General Motors has taken a $5bn charge against its businesses in China, laying bare the slowdown in what was once the US carmaker’s largest market.
On Wednesday, GM said that there was a “material loss in value of our investments in certain of the China joint ventures . . . in light of the finalisation of a new business forecast and certain restructuring actions”.
The company said that it would write down the value of its interest in its Chinese joint ventures by as much as $2.9bn, and record an additional $2.7bn in restructuring charges.
GM shares were down 3 per cent in pre-market trading on Wednesday, having fallen 2.5 per cent in the previous session.
GM and Germany’s Volkswagen are two of the largest western carmakers operating in China. But like many rivals, both are struggling to maintain their position amid rising competition from local manufacturers.
Problems in China have also recently led to steep falls in quarterly profit for Toyota, Honda and BMW.

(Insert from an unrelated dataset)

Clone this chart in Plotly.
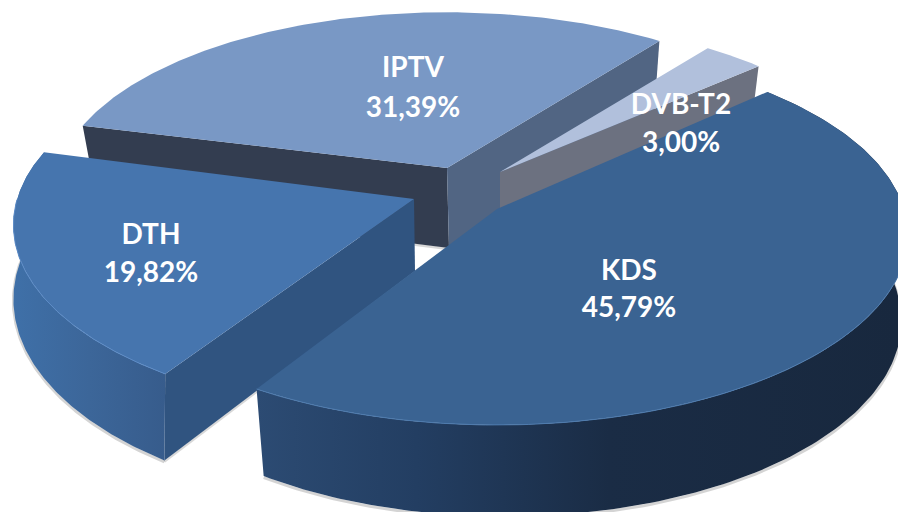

GM runs a series of joint ventures in the country alongside SAIC Motor Corp.
Earlier this month, VW also announced that it has sold its plant in Xinjiang following scrutiny over its presence in a region of China where Beijing has been accused of widespread human rights abuse.
In October, GM’s chief executive Mary Barra told investors that the company’s restructuring measures would start to bear fruit by the end of this year.
“In China, you’ll begin to see evidence of a turnaround yet this year, with a significant reduction in dealer inventory and modest improvements in sales and share,” she said.
But analysts say western carmakers are unlikely to regain the profits and market share they once enjoyed in China, forcing many to refocus their efforts on the US, now GM’s biggest market.